What Science and Your Gut Already Know About Starting Over
New Chapters
Three months ago I closed a company I had built with everything I had. So much of my own money, eighteen months of my identity, and a clinical framework I genuinely believed in.
When the doors closed in January, I honestly did not know how to begin again.
What I discovered in the past few months is that, like most women over 50 I know, we are resilient.
By this time in life we’ve experienced multiple endings: a company, a marriage, a career, a relationship, a home, or simply a version of yourself you had invested in completely.
Today’s wellness industry, with the wisdom of 20-somethings, hands you a 30-day journal and tells you to practice gratitude.
The actual research says something far more interesting.


The Story You Tell
Psychologists who study how humans recover from significant loss have documented something that does not get nearly enough attention: recovery depends less on the scale of what was lost and more on the narrative you construct around it.
Martin Seligman, the father of positive psychology, spent decades studying what he called learned optimism, the practiced ability to see setbacks as temporary, specific, and external rather than permanent, pervasive, and personal.
A pessimist loses a marriage and concludes she is not someone who gets to have love.
An optimist loses a marriage and concludes that this particular relationship, at this particular time, with this particular set of circumstances, did not survive.
The difference between those two interpretations is not a personality trait you either have or you do not: It is a cognitive skill you can learn.
Intuition is Intelligence
A landmark study published in the Proceedings of the National Academy of Sciences, conducted by researchers at Harvard, Boston University, and the National Institute on Aging, tracked over 159,000 women across racial and ethnic groups and found that the most optimistic women lived an average of 5.4 percent longer than the least optimistic.
They were also significantly more likely to survive past 90. Lifestyle factors like diet, exercise, and body weight accounted for only 25 percent of that association. The remaining 75 percent came down to the way women perceived the future.
Joy, purpose, and believing that good things happen are the most powerful biomarkers.
Warren Buffett makes major financial decisions by feel first and validates them with data second.
Antonio Damasio, the neuroscientist whose somatic marker hypothesis changed how we understand human decision-making, proved why that works.
His work found that what we experience as intuition is the body’s archive of accumulated experience, compressed into a signal.
When something feels right, and a direction feels alive, it’s not some woo-woo mystical thing.
It’s your nervous system processing pattern recognition at a speed your conscious mind cannot match!
Small Habits Compound
NIH research on habit formation shows that small behaviors practiced consistently in a stable context migrate from the prefrontal cortex, where willpower lives and depletes, into the basal ganglia, where they run automatically and without effort.
James Clear calls this casting votes for the identity you are building in Atomic Habits.
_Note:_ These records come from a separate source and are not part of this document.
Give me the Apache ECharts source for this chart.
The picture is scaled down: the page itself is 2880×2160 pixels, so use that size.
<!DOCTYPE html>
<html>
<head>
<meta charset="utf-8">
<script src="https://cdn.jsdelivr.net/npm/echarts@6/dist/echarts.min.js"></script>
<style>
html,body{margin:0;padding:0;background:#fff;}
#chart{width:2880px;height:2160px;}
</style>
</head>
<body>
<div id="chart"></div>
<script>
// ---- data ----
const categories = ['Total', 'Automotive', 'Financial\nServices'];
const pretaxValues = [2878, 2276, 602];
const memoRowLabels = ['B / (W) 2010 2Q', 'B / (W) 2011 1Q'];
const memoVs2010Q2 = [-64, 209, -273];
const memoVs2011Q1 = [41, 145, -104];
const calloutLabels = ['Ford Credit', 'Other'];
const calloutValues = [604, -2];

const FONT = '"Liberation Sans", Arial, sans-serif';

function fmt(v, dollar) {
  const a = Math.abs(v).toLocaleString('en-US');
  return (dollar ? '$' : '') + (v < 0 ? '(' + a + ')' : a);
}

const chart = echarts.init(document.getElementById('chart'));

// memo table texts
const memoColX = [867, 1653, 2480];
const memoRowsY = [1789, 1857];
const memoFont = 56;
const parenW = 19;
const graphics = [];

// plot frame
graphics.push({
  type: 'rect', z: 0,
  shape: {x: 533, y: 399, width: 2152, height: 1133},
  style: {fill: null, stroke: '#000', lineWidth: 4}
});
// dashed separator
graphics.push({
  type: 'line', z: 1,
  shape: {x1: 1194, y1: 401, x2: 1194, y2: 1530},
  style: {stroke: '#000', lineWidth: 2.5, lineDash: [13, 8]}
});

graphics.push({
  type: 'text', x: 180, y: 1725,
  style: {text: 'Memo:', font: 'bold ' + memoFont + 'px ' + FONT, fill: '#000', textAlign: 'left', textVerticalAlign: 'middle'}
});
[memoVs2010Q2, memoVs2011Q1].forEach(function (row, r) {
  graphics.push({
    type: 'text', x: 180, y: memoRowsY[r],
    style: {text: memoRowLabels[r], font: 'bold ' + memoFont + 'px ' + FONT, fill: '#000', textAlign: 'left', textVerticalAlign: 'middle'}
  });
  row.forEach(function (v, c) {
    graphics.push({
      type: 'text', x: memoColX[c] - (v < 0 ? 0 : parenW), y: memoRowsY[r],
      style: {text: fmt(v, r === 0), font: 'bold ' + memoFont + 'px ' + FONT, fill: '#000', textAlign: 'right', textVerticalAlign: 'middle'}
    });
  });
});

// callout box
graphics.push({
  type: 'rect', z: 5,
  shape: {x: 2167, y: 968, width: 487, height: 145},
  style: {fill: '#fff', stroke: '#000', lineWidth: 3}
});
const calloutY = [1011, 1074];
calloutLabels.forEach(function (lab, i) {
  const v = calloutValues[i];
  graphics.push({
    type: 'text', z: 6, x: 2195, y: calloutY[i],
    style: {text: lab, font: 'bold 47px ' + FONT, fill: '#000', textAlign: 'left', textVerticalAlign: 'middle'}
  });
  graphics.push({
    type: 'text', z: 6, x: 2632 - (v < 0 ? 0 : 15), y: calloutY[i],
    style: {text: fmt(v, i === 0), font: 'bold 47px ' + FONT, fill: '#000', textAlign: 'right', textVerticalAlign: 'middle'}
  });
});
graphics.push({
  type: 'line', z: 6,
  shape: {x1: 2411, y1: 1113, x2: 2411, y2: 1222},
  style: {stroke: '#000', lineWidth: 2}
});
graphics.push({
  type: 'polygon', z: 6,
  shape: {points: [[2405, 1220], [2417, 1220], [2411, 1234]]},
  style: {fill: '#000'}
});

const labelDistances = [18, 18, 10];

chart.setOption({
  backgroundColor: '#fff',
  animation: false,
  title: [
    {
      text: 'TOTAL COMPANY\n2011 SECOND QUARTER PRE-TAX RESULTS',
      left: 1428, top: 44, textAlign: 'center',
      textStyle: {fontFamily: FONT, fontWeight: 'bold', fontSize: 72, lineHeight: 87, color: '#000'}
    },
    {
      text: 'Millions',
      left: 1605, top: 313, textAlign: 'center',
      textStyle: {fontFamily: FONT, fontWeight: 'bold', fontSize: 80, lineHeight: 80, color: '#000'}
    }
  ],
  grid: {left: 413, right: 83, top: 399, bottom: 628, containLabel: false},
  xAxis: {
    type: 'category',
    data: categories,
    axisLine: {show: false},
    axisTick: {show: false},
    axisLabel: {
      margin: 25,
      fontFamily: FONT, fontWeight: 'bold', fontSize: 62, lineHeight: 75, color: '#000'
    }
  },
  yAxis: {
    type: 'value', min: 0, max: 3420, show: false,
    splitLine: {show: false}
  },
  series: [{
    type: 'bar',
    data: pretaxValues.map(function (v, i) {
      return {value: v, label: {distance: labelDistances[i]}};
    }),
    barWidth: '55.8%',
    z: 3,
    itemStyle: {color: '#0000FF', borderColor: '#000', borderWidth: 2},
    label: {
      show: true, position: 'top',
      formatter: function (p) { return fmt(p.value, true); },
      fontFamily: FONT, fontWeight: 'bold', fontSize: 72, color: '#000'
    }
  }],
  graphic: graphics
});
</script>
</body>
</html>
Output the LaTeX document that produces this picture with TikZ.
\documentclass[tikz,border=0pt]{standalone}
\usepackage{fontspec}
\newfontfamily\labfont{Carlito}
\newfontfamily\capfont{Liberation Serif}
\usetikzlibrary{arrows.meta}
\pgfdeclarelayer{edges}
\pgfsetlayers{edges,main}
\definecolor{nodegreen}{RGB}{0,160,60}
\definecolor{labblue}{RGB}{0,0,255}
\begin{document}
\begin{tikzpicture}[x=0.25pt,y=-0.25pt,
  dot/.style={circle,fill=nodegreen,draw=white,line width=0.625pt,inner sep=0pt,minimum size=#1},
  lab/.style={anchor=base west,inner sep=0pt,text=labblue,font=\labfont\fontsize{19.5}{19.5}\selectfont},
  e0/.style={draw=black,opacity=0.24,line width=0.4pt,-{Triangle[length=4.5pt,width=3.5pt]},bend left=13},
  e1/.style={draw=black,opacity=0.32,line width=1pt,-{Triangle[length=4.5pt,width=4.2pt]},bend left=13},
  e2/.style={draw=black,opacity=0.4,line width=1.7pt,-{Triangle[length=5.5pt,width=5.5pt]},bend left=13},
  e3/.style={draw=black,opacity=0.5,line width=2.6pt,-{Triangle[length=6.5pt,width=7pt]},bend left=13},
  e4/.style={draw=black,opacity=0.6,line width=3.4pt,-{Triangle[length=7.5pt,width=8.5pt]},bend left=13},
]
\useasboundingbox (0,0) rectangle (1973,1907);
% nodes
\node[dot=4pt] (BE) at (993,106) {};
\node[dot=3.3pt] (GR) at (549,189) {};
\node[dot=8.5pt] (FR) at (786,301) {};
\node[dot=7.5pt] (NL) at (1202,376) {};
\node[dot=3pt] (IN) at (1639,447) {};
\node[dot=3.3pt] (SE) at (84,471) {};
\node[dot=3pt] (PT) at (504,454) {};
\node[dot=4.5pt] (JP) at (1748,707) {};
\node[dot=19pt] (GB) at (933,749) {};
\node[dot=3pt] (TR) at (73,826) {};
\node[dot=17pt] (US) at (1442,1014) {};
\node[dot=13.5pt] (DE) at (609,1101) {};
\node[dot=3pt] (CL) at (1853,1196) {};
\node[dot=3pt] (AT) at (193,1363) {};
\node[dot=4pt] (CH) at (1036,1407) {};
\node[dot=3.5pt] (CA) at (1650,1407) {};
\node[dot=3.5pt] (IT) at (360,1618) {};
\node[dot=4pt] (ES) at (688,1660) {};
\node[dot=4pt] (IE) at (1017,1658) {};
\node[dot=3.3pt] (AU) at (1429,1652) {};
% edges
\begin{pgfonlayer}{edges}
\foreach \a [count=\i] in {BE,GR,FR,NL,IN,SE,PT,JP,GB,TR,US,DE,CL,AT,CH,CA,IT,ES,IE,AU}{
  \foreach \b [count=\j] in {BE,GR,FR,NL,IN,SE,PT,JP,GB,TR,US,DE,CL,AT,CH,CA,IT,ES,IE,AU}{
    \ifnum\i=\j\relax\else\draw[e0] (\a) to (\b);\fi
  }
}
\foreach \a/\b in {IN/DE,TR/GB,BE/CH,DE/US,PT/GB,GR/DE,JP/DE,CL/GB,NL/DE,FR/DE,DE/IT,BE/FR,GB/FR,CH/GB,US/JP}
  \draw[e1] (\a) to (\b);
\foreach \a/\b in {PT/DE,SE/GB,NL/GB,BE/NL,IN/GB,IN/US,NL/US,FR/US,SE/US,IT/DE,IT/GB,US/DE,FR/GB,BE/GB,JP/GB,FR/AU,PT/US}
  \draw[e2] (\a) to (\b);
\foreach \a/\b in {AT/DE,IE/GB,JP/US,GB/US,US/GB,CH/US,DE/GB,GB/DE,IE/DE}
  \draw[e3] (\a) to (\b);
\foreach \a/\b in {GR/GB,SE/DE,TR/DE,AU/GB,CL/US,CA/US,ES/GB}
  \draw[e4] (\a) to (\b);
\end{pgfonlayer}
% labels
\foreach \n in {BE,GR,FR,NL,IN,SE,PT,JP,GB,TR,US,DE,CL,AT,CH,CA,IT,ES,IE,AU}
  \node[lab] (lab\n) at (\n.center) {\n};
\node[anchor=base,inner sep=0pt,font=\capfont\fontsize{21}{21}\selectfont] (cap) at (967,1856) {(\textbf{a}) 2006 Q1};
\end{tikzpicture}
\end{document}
A published review in the British Journal of General Practice found that participants in a small habit based behavior change program who practiced consistently over 32 weeks reported that their new behaviors had become automatic, second nature, something they felt strange without doing.
What all this means is you do not rebuild all at once: you rebuild by doing one small thing every day until it is second nature, and then you add a new thing.
Tim Ferriss often quotes Admiral William McRaven on the act of making your bed each morning: completing one task creates a small sense of pride, which creates the next task, which creates the next, until by the end of the day that one small act has turned into many.
He calls winning the morning winning the day.

Tips To Start Over
Take Time to Grieve
The research on identity reconstruction after significant loss is clear that you need time to understand what actually happened before you can build something new or “move on.” This is a necessary precondition for a beginning. If you skip this step, and rebound into anything new right away, the old patterns might creep in.
Honor the Wisdom
Marriage, career, companies are containers. What you built inside them including the knowledge, experience and resilience stays a part of you. One of the most consistent findings about resilience speaks to separating the shitty experience from your value as a human being. Honor the experience and the wisdom. Trust that the pain helps you become the beautiful luminous being you are meant to be.
Trust What Feels Alive
Your gut is not being irrational when it pulls you toward something. It is being efficient, drawing on every experience you have accumulated and delivering the conclusion faster than conscious analysis can. When something feels like the right next step, interrogate it carefully and then act on it with intention.


A NEW Story
New Beginnings Are Formed by Design
Three months after closing my company, I am building again, and all the lessons learned from the last startup are paving the foundation.
This one is all mine, built for me, my friends, and all the women in their most radiant chapter who want to feel fully alive.
It’s built on the science of small things done consistently. But, in true fashion to all I believe it considers the intelligence of natural rhythms.
Your gut knows that every ending was helping you enter the greatest of all beginnings.